### Data excerpt
## Begin

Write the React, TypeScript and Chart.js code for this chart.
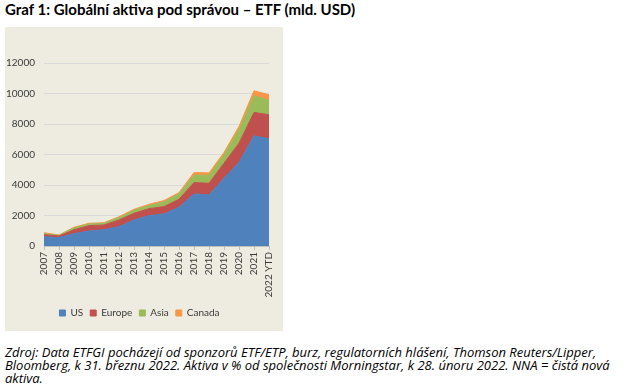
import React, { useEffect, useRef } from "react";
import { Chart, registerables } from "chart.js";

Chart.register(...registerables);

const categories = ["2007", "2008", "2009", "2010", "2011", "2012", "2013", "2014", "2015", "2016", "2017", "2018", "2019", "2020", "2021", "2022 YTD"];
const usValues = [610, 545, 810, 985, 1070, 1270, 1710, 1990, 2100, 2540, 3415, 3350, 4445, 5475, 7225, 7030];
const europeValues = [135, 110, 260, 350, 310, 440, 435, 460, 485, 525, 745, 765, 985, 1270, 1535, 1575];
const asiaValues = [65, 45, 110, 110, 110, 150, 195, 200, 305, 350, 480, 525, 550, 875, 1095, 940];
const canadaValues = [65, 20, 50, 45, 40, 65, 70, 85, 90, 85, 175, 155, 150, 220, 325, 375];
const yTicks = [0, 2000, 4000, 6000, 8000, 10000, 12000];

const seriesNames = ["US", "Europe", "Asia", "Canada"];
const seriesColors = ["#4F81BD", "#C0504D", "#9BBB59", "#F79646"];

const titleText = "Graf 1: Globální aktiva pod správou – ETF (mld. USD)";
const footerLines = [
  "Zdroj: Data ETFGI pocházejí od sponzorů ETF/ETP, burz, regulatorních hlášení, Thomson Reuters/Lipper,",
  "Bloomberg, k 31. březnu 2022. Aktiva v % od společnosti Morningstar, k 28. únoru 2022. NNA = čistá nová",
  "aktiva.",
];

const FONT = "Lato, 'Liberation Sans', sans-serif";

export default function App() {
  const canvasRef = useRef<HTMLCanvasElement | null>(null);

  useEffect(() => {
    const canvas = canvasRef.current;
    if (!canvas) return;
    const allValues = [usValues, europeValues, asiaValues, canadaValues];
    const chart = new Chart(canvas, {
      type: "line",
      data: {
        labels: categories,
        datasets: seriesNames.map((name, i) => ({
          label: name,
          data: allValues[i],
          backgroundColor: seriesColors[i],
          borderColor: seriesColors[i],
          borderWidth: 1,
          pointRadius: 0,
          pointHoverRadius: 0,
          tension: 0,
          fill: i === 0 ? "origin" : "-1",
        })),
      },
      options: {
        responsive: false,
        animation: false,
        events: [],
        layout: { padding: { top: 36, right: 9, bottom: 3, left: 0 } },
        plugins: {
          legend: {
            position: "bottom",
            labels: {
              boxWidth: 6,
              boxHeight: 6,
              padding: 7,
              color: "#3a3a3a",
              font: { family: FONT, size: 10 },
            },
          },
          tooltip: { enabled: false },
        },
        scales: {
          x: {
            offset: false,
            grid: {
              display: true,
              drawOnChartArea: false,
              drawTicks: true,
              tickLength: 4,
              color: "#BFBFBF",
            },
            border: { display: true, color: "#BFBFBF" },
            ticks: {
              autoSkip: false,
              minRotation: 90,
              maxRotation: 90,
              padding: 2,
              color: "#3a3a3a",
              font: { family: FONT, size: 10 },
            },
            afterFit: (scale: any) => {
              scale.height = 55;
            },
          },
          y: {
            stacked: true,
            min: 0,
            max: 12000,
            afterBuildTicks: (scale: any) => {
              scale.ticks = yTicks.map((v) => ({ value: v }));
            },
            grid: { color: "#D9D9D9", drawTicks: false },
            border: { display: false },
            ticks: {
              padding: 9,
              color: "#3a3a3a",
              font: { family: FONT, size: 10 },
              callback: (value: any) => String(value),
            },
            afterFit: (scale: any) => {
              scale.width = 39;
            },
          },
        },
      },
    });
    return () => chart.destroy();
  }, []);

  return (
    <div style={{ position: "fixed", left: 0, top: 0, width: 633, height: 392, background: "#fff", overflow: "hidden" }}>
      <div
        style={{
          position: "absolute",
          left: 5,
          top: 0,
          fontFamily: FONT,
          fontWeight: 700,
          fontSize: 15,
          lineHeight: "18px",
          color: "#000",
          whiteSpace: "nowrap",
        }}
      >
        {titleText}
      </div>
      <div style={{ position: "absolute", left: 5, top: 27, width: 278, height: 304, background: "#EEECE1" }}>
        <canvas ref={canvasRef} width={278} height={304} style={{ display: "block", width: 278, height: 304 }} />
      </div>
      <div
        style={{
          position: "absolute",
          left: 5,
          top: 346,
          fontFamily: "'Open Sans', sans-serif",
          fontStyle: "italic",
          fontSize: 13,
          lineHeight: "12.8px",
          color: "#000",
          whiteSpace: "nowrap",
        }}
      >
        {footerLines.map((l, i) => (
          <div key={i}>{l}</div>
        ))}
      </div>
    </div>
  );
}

## End

### The problem
Reproduce each line exactly, please, except for any pictures.

### Full output
Write the React, TypeScript and Chart.js code for this chart.
import React, { useEffect, useRef } from "react";
import { Chart, registerables } from "chart.js";

Chart.register(...registerables);

const categories = ["2007", "2008", "2009", "2010", "2011", "2012", "2013", "2014", "2015", "2016", "2017", "2018", "2019", "2020", "2021", "2022 YTD"];
const usValues = [610, 545, 810, 985, 1070, 1270, 1710, 1990, 2100, 2540, 3415, 3350, 4445, 5475, 7225, 7030];
const europeValues = [135, 110, 260, 350, 310, 440, 435, 460, 485, 525, 745, 765, 985, 1270, 1535, 1575];
const asiaValues = [65, 45, 110, 110, 110, 150, 195, 200, 305, 350, 480, 525, 550, 875, 1095, 940];
const canadaValues = [65, 20, 50, 45, 40, 65, 70, 85, 90, 85, 175, 155, 150, 220, 325, 375];
const yTicks = [0, 2000, 4000, 6000, 8000, 10000, 12000];

const seriesNames = ["US", "Europe", "Asia", "Canada"];
const seriesColors = ["#4F81BD", "#C0504D", "#9BBB59", "#F79646"];

const titleText = "Graf 1: Globální aktiva pod správou – ETF (mld. USD)";
const footerLines = [
  "Zdroj: Data ETFGI pocházejí od sponzorů ETF/ETP, burz, regulatorních hlášení, Thomson Reuters/Lipper,",
  "Bloomberg, k 31. březnu 2022. Aktiva v % od společnosti Morningstar, k 28. únoru 2022. NNA = čistá nová",
  "aktiva.",
];

const FONT = "Lato, 'Liberation Sans', sans-serif";

export default function App() {
  const canvasRef = useRef<HTMLCanvasElement | null>(null);

  useEffect(() => {
    const canvas = canvasRef.current;
    if (!canvas) return;
    const allValues = [usValues, europeValues, asiaValues, canadaValues];
    const chart = new Chart(canvas, {
      type: "line",
      data: {
        labels: categories,
        datasets: seriesNames.map((name, i) => ({
          label: name,
          data: allValues[i],
          backgroundColor: seriesColors[i],
          borderColor: seriesColors[i],
          borderWidth: 1,
          pointRadius: 0,
          pointHoverRadius: 0,
          tension: 0,
          fill: i === 0 ? "origin" : "-1",
        })),
      },
      options: {
        responsive: false,
        animation: false,
        events: [],
        layout: { padding: { top: 36, right: 9, bottom: 3, left: 0 } },
        plugins: {
          legend: {
            position: "bottom",
            labels: {
              boxWidth: 6,
              boxHeight: 6,
              padding: 7,
              color: "#3a3a3a",
              font: { family: FONT, size: 10 },
            },
          },
          tooltip: { enabled: false },
        },
        scales: {
          x: {
            offset: false,
            grid: {
              display: true,
              drawOnChartArea: false,
              drawTicks: true,
              tickLength: 4,
              color: "#BFBFBF",
            },
            border: { display: true, color: "#BFBFBF" },
            ticks: {
              autoSkip: false,
              minRotation: 90,
              maxRotation: 90,
              padding: 2,
              color: "#3a3a3a",
              font: { family: FONT, size: 10 },
            },
            afterFit: (scale: any) => {
              scale.height = 55;
            },
          },
          y: {
            stacked: true,
            min: 0,
            max: 12000,
            afterBuildTicks: (scale: any) => {
              scale.ticks = yTicks.map((v) => ({ value: v }));
            },
            grid: { color: "#D9D9D9", drawTicks: false },
            border: { display: false },
            ticks: {
              padding: 9,
              color: "#3a3a3a",
              font: { family: FONT, size: 10 },
              callback: (value: any) => String(value),
            },
            afterFit: (scale: any) => {
              scale.width = 39;
            },
          },
        },
      },
    });
    return () => chart.destroy();
  }, []);

  return (
    <div style={{ position: "fixed", left: 0, top: 0, width: 633, height: 392, background: "#fff", overflow: "hidden" }}>
      <div
        style={{
          position: "absolute",
          left: 5,
          top: 0,
          fontFamily: FONT,
          fontWeight: 700,
          fontSize: 15,
          lineHeight: "18px",
          color: "#000",
          whiteSpace: "nowrap",
        }}
      >
        {titleText}
      </div>
      <div style={{ position: "absolute", left: 5, top: 27, width: 278, height: 304, background: "#EEECE1" }}>
        <canvas ref={canvasRef} width={278} height={304} style={{ display: "block", width: 278, height: 304 }} />
      </div>
      <div
        style={{
          position: "absolute",
          left: 5,
          top: 346,
          fontFamily: "'Open Sans', sans-serif",
          fontStyle: "italic",
          fontSize: 13,
          lineHeight: "12.8px",
          color: "#000",
          whiteSpace: "nowrap",
        }}
      >
        {footerLines.map((l, i) => (
          <div key={i}>{l}</div>
        ))}
      </div>
    </div>
  );
}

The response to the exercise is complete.